# Can I split a new nuc with a package



## Oldtimer (Jul 4, 2010)

There will be some small advantage in your idea, in terms of reducing the chances the bees will abscond.

However the downside is it will be a whole lot messier and more difficult than you probably imagine.

If I was installing the nuc to the Warré and the package to the TBH, I'd just dump the package in and let them to it. 

The nuc will not abscond. But to help the package not to abscond, if it's hot put cardboard or something over the lid of the TBH so it will not overheat in the sun. After a few days the bees will get their ventilation system organised and this will no longer be an issue. Also don't overfeed till after they are settled in a week or two.


----------



## Kalispell Kathy (Feb 25, 2011)

Now you bring up another question: what does "don't overfeed" mean in practice? It's likely to be in the 30-50 degree range, cloudy, nothing close to bloom yet, and no comb honey to give the package. 

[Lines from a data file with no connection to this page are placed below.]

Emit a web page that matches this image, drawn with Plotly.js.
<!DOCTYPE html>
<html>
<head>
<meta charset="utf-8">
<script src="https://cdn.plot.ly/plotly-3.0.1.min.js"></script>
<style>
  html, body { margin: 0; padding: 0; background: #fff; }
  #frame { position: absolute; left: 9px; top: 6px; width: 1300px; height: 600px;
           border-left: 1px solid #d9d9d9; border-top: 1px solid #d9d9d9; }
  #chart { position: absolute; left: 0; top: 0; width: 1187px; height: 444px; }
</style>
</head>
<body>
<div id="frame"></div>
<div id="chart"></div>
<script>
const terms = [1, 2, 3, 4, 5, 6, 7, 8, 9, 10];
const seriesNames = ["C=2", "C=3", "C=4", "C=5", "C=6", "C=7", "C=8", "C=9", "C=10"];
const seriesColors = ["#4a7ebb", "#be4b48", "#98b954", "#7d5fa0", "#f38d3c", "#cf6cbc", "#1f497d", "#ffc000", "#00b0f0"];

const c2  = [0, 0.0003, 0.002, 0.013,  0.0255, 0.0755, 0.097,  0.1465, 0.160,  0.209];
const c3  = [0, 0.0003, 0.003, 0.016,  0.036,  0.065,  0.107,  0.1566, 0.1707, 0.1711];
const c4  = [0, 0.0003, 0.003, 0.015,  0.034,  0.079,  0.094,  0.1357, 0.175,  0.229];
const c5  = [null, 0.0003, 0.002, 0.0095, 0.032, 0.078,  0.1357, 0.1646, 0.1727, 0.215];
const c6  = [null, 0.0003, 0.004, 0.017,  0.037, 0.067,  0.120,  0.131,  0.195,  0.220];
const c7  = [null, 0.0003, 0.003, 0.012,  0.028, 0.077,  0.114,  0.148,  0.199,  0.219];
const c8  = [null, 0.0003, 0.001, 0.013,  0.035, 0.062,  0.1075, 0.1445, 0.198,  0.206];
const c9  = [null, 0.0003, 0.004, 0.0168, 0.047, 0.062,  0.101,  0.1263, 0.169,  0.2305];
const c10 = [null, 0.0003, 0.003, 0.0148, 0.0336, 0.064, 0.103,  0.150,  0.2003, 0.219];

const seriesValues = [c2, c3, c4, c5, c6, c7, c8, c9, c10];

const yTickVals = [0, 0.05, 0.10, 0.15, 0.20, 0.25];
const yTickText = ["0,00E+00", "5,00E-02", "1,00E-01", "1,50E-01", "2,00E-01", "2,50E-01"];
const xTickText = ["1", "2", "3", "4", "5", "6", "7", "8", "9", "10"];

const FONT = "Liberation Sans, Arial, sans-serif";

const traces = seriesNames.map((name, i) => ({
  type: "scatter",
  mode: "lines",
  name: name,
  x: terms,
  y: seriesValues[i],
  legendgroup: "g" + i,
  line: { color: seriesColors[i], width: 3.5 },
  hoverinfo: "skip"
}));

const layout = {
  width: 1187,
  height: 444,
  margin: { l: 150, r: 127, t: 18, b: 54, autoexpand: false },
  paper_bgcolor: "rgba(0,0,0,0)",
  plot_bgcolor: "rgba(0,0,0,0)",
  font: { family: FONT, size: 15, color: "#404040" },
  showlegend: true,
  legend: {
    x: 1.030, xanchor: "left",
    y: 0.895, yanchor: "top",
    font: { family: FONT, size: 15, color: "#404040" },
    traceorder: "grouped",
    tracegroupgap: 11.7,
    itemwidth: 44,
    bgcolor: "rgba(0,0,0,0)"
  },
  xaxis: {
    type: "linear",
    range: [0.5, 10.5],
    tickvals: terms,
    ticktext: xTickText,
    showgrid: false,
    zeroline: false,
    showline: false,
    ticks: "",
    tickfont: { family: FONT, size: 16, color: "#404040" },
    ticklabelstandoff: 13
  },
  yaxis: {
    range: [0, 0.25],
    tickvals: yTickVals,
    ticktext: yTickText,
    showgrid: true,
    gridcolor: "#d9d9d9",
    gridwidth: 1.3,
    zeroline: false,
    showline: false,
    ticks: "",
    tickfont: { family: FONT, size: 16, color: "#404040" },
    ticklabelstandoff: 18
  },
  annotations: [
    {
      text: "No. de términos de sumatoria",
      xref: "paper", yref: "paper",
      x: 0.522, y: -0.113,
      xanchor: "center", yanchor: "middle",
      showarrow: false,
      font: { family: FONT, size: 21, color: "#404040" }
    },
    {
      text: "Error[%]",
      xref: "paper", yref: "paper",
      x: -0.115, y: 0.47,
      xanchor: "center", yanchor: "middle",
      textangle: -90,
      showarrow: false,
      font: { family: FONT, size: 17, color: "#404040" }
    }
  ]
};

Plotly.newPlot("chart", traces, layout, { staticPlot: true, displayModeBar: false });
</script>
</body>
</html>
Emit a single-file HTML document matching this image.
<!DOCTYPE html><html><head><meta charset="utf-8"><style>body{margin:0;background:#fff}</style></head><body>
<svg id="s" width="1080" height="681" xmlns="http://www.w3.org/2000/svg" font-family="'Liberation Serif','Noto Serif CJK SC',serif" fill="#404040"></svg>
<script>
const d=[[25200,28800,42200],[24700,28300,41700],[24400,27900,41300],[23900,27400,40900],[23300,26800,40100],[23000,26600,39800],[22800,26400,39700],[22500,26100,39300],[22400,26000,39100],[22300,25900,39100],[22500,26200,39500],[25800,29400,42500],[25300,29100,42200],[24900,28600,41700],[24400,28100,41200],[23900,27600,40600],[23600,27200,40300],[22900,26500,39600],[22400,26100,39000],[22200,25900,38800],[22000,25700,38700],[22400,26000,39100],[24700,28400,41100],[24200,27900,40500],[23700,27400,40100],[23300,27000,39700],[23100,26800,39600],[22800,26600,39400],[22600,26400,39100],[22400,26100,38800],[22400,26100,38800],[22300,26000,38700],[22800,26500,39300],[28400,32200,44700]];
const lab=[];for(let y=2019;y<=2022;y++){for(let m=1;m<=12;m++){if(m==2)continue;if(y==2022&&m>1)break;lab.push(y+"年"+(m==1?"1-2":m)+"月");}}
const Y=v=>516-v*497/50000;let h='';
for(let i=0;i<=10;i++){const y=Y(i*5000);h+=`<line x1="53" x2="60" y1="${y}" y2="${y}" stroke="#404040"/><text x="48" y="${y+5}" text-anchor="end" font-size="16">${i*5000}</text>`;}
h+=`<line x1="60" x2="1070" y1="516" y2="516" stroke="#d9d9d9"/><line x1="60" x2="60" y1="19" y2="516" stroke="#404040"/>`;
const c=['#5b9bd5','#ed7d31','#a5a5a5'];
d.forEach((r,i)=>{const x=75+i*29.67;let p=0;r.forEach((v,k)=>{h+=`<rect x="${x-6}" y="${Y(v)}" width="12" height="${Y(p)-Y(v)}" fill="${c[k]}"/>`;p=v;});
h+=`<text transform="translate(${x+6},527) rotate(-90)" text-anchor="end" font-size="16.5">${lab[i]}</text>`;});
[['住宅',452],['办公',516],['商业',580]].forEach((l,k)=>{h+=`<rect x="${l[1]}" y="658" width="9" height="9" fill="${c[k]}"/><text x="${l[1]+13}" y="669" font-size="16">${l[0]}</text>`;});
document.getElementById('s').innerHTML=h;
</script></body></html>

I understand they only take cane sugar if they have no other options, so I plan to just keep them supplied with sugar until I start seeing capped honey. Does that sound appropriate?

Thanks for the input on giving the package one of the nuc frames. YouTube makes it looks so easy.


----------



## Oldtimer (Jul 4, 2010)

Overfed in this context would be giving them more than they can store at the time. So the new bees should be fed just enough to stimulate comb building and allow them to store some in the combs as they build them, but not so much they can't use it. Sometimes in this case they will load up as much syrup as they can carry then abscond to a different location, to avoid being robbed.

This does not always happen, but can somtimes happen.

But keep them fed if there is not enough natural necter, and once they have been in the hive three weeks you can feed all you want without risk of it causing absconding.


----------